The formula used to calculate the margin of victory is :
17.6 * finish margin * behind vehicle mph = finish margin in inches
Professional(and some amateur) Bracket Racing has evolved over the years into a drivers sport. It used to consist of trying to get a good reaction time then hoping the car ran near the number. Drivers would avoid breaking out like the plague, dialing their car's .01 faster than it had ever gone before.
Now it has turned into a chess match between two drivers, guessing each other's next move. The race starts in the staging lane where you get ready to race, where you decide what dial in to put on your car. This is arguably the most important part of a bracket race : making sure you can "run the number". In other words, make sure you can go as fast as your dial in says you can.
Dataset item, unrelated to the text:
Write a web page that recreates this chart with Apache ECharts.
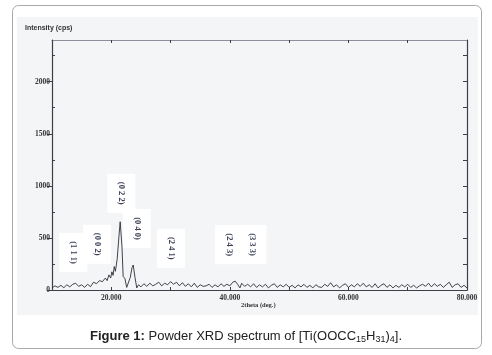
<!DOCTYPE html>
<html>
<head>
<meta charset="utf-8">
<script src="https://cdn.jsdelivr.net/npm/echarts@6/dist/echarts.min.js"></script>
<style>
  html, body { margin: 0; padding: 0; background: #fff; }
  #xrdChart { width: 492px; height: 355px; }
</style>
</head>
<body>
<div id="xrdChart"></div>
<script>
// 2theta (deg.) and intensity (cps)
var twoTheta = [
  10.0, 10.5, 11.0, 11.5, 12.0, 12.5, 13.0, 13.5, 14.0, 14.5, 15.0, 15.5, 16.0, 16.5, 17.0, 17.5,
  18.0, 18.5, 19.0, 19.3, 19.6, 19.9, 20.1, 20.3, 20.5, 20.7, 21.0, 21.3, 21.5, 21.8, 22.0, 22.3,
  22.6, 22.9, 23.2, 23.5, 23.7, 24.0, 24.3, 24.6, 25.0, 25.5, 26.0, 26.5, 27.0, 27.5, 28.0, 28.5,
  29.0, 29.5, 30.0, 30.5, 31.0, 31.5, 32.0, 32.5, 33.0, 33.5, 34.0, 34.5, 35.0, 35.5, 36.0, 36.5,
  37.0, 37.5, 38.0, 38.5, 39.0, 39.5, 40.0, 40.5, 40.9, 41.3, 41.7, 42.0, 42.5, 43.0, 43.5, 44.0,
  44.5, 45.0, 45.5, 46.0, 46.5, 47.0, 47.5, 48.0, 48.5, 49.0, 49.5, 50.0, 50.5, 51.0, 51.5, 52.0,
  52.5, 53.0, 53.5, 54.0, 54.5, 55.0, 55.5, 56.0, 56.5, 57.0, 57.5, 58.0, 58.5, 59.0, 59.5, 60.0,
  60.5, 61.0, 61.5, 62.0, 62.5, 63.0, 63.5, 64.0, 64.5, 65.0, 65.5, 66.0, 66.5, 67.0, 67.5, 68.0,
  68.5, 69.0, 69.5, 70.0, 70.5, 71.0, 71.5, 72.0, 72.5, 73.0, 73.5, 74.0, 74.5, 75.0, 75.5, 76.0,
  76.5, 77.0, 77.5, 78.0, 78.5, 79.0, 79.5, 80.0
];
var intensity = [
  20, 40, 25, 45, 22, 50, 30, 55, 65, 35, 50, 25, 55, 32, 75, 60,
  90, 80, 115, 90, 145, 115, 175, 140, 225, 180, 300, 520, 655, 420, 130, 110,
  25, 40, 120, 215, 240, 120, 20, 50, 30, 60, 35, 65, 40, 55, 75, 40,
  65, 50, 80, 55, 75, 40, 70, 35, 60, 30, 65, 25, 50, 35, 40, 55,
  25, 50, 30, 60, 35, 55, 40, 75, 85, 55, 20, 65, 35, 55, 30, 60,
  25, 50, 30, 55, 20, 45, 60, 25, 50, 30, 55, 25, 45, 20, 50, 30,
  55, 25, 45, 20, 50, 30, 25, 55, 35, 70, 30, 50, 20, 45, 60, 25,
  50, 30, 60, 35, 65, 30, 50, 25, 60, 20, 45, 60, 25, 50, 20, 45,
  25, 50, 30, 55, 25, 45, 20, 40, 55, 35, 65, 30, 60, 35, 55, 25,
  50, 75, 25, 50, 60, 25, 45, 20
];

// Miller index labels and where their boxes sit (2theta, intensity)
var hklLabels = ['(1 1 1)', '(0 0 2)', '(0 2 2)', '(0 4 0)', '(2 4 1)', '(2 4 3)', '(3 3 3)'];
var hklX = [13.6, 17.6, 21.7, 24.3, 30.1, 39.85, 43.8];
var hklY = [360, 440, 930, 590, 400, 435, 437];

var yTicks = [0, 500, 1000, 1500, 2000];
var yMinorTicks = [250, 750, 1250, 1750, 2250];
var xLabelValues = [20, 40, 60, 80];

var points = twoTheta.map(function (t, i) { return [t, intensity[i]]; });
var boxes = hklLabels.map(function (s, i) { return [hklX[i], hklY[i], s]; });

var serif = '"Liberation Serif", "DejaVu Serif", serif';
var axisColor = '#3a3f4a';

var myChart = echarts.init(document.getElementById('xrdChart'));
myChart.setOption({
    backgroundColor: '#fff',
    animation: false,
    graphic: [
        { type: 'rect', z: -10, shape: { x: 12.5, y: 5.5, width: 469, height: 343, r: 6 },
          style: { fill: '#fff', stroke: '#a9a9a9', lineWidth: 1 } },
        { type: 'rect', z: -9, shape: { x: 17, y: 17, width: 461, height: 298 },
          style: { fill: '#f4f5f7' } },
        { type: 'text', left: 25, top: 25,
          style: { text: 'Intensity (cps)', font: 'bold 7px "Liberation Sans", Arial, sans-serif', fill: '#333' } },
        { type: 'text', left: 241, top: 302,
          style: { text: '2theta (deg.)', font: 'bold 6.5px ' + serif, fill: '#333' } }
    ],
    title: {
        left: 'center',
        top: 323,
        text: '{b|Figure 1:} Powder XRD spectrum of [Ti(OOCC{s|15}H{s|31}){s|4}].',
        textStyle: {
            fontFamily: '"Liberation Sans", Arial, sans-serif',
            fontSize: 13,
            fontWeight: 'normal',
            color: '#222',
            lineHeight: 16,
            rich: {
                b: { fontWeight: 'bold', fontSize: 13, fontFamily: '"Liberation Sans", Arial, sans-serif', color: '#222' },
                s: { fontSize: 9, lineHeight: 9, verticalAlign: 'bottom', fontFamily: '"Liberation Sans", Arial, sans-serif', color: '#222' }
            }
        }
    },
    grid: { left: 52, right: 25, top: 40, bottom: 65 },
    xAxis: [
        {
            type: 'value', position: 'bottom', min: 10, max: 80, interval: 10,
            axisLine: { onZero: false, lineStyle: { color: axisColor, width: 1.2 } },
            axisTick: { inside: true, length: 3, lineStyle: { color: axisColor } },
            splitLine: { show: false },
            axisLabel: {
                margin: 4,
                fontFamily: serif, fontSize: 7.5, fontWeight: 'bold', color: '#333',
                customValues: xLabelValues,
                formatter: function (v) { return v.toFixed(3); }
            }
        },
        {
            type: 'value', position: 'top', min: 10, max: 80, interval: 10,
            axisLine: { show: true, onZero: false, lineStyle: { color: '#8a8f99', width: 1.2 } },
            axisTick: { show: true, inside: true, length: 3, lineStyle: { color: axisColor } },
            axisLabel: { show: false },
            splitLine: { show: false }
        }
    ],
    yAxis: [
        {
            type: 'value', position: 'left', min: 0, max: 2400, interval: 500,
            axisLine: { show: true, onZero: false, lineStyle: { color: axisColor, width: 1.2 } },
            axisTick: { show: true, length: 5, customValues: yTicks, lineStyle: { color: axisColor } },
            splitLine: { show: false },
            axisLabel: {
                margin: 2, customValues: yTicks,
                fontFamily: serif, fontSize: 7.5, fontWeight: 'bold', color: '#333',
                formatter: function (v) { return String(v); }
            }
        },
        {
            type: 'value', position: 'left', min: 0, max: 2400, interval: 250,
            axisLine: { show: false },
            axisTick: { show: true, inside: true, length: 3, customValues: yMinorTicks, lineStyle: { color: axisColor } },
            axisLabel: { show: false },
            splitLine: { show: false }
        },
        {
            type: 'value', position: 'right', min: 0, max: 2400, interval: 250,
            axisLine: { show: true, onZero: false, lineStyle: { color: axisColor, width: 1.2 } },
            axisTick: { show: true, inside: true, length: 4, customValues: yTicks.concat(yMinorTicks), lineStyle: { color: axisColor } },
            axisLabel: { show: false },
            splitLine: { show: false }
        }
    ],
    series: [
        {
            name: 'XRD',
            type: 'line',
            data: points,
            showSymbol: false,
            lineStyle: { color: '#2d2f36', width: 0.9 },
            z: 3
        },
        {
            name: 'hkl',
            type: 'custom',
            z: 2,
            data: boxes,
            renderItem: function (params, api) {
                var c = api.coord([api.value(0), api.value(1)]);
                var w = 28, h = 39;
                return {
                    type: 'group',
                    children: [
                        { type: 'rect', shape: { x: c[0] - w / 2, y: c[1] - h / 2, width: w, height: h },
                          style: { fill: '#fff' } },
                        { type: 'text', x: c[0], y: c[1], rotation: -Math.PI / 2,
                          style: { text: api.value(2), align: 'center', verticalAlign: 'middle',
                                   font: 'bold 8.5px ' + serif, fill: '#3a3f55' } }
                    ]
                };
            }
        }
    ]
});
</script>
</body>
</html>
Everyone has a different strategy, but any strategy has its flaws and can be beaten; that why the best strategy is one that includes many different strategies and cannot be predicted.
Red Light and other fouls
If a car leaves the starting line before the green light comes on, a foul is recorded (a red-light start), and that car is provisionally disqualified. Only the first car to foul start is shown the red light; an automatic green light is shown in the other lane at the appropriate time. Another form of foul is to cross the dividing line between the two lanes, or the line at the edge of the racing surface, both of which negates a red light foul. A foul is worse than a break out; one car can break out but if the other car fouls, the car that breaks out advances to the next round. If both cars foul, the lesser of the violations is the winner; a break-out is the least serious violation, then a red light, crossing the boundary line at the edge of the surface, crossing the dividing line between the lanes, and then leaving before the tree is started.